__Task prompt__: Reproduce the lines of the material exactly, excluding every image.

__Dataset content__:
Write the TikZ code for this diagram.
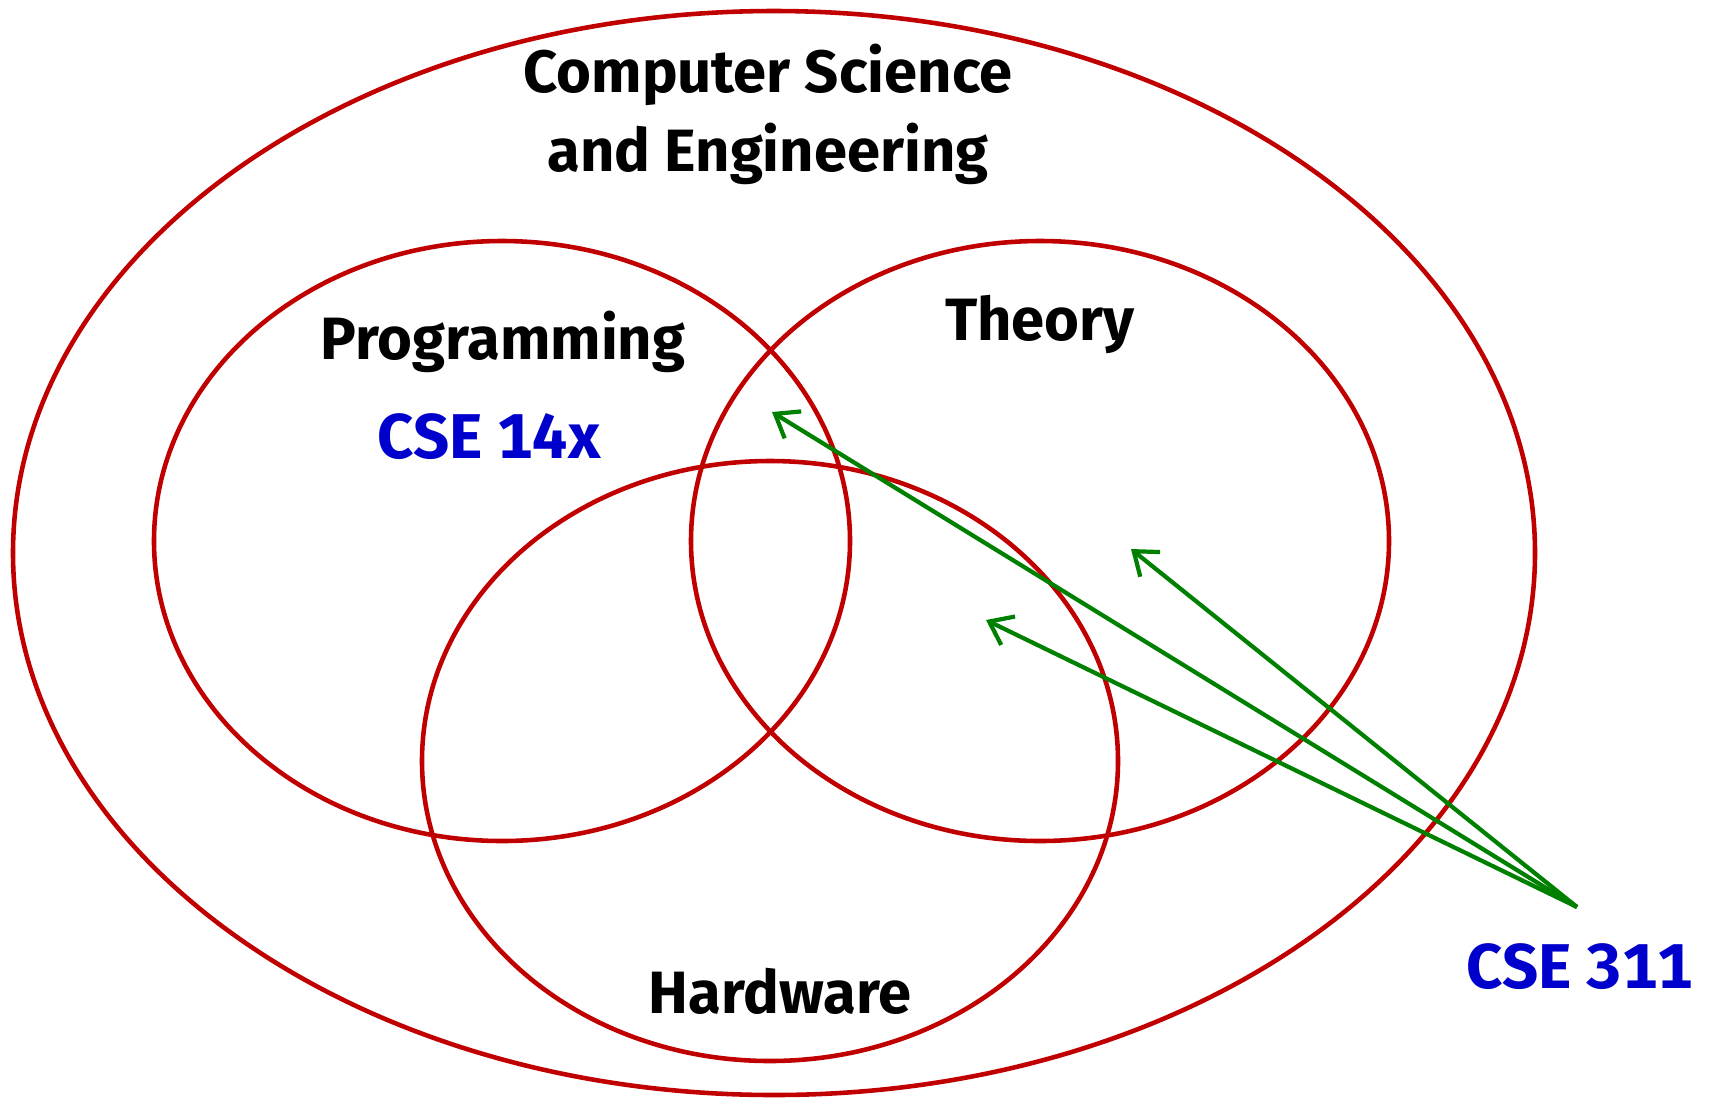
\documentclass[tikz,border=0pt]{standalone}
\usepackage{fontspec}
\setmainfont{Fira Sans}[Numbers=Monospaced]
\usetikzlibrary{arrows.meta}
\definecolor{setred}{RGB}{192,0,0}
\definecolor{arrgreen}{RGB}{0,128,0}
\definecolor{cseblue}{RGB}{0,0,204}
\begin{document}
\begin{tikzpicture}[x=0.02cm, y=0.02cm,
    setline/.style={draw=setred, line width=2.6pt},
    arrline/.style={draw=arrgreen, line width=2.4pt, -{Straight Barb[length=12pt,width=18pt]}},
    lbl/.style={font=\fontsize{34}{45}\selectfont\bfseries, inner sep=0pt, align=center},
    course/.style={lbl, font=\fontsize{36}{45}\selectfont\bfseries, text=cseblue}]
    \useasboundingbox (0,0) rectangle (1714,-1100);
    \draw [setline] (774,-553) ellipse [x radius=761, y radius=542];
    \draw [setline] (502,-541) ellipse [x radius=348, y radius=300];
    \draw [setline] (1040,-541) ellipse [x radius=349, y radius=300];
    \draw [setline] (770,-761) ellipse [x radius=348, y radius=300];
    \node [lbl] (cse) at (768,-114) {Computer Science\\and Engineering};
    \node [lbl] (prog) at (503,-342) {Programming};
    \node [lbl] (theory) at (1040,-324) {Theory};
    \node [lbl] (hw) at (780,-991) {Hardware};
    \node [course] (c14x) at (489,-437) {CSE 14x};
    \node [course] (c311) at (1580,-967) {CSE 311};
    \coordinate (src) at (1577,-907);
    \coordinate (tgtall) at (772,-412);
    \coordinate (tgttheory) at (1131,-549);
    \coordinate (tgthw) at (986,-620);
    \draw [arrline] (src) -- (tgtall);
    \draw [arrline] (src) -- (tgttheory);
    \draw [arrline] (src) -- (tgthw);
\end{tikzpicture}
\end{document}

__Written response__:
Write the TikZ code for this diagram.
\documentclass[tikz,border=0pt]{standalone}
\usepackage{fontspec}
\setmainfont{Fira Sans}[Numbers=Monospaced]
\usetikzlibrary{arrows.meta}
\definecolor{setred}{RGB}{192,0,0}
\definecolor{arrgreen}{RGB}{0,128,0}
\definecolor{cseblue}{RGB}{0,0,204}
\begin{document}
\begin{tikzpicture}[x=0.02cm, y=0.02cm,
    setline/.style={draw=setred, line width=2.6pt},
    arrline/.style={draw=arrgreen, line width=2.4pt, -{Straight Barb[length=12pt,width=18pt]}},
    lbl/.style={font=\fontsize{34}{45}\selectfont\bfseries, inner sep=0pt, align=center},
    course/.style={lbl, font=\fontsize{36}{45}\selectfont\bfseries, text=cseblue}]
    \useasboundingbox (0,0) rectangle (1714,-1100);
    \draw [setline] (774,-553) ellipse [x radius=761, y radius=542];
    \draw [setline] (502,-541) ellipse [x radius=348, y radius=300];
    \draw [setline] (1040,-541) ellipse [x radius=349, y radius=300];
    \draw [setline] (770,-761) ellipse [x radius=348, y radius=300];
    \node [lbl] (cse) at (768,-114) {Computer Science\\and Engineering};
    \node [lbl] (prog) at (503,-342) {Programming};
    \node [lbl] (theory) at (1040,-324) {Theory};
    \node [lbl] (hw) at (780,-991) {Hardware};
    \node [course] (c14x) at (489,-437) {CSE 14x};
    \node [course] (c311) at (1580,-967) {CSE 311};
    \coordinate (src) at (1577,-907);
    \coordinate (tgtall) at (772,-412);
    \coordinate (tgttheory) at (1131,-549);
    \coordinate (tgthw) at (986,-620);
    \draw [arrline] (src) -- (tgtall);
    \draw [arrline] (src) -- (tgttheory);
    \draw [arrline] (src) -- (tgthw);
\end{tikzpicture}
\end{document}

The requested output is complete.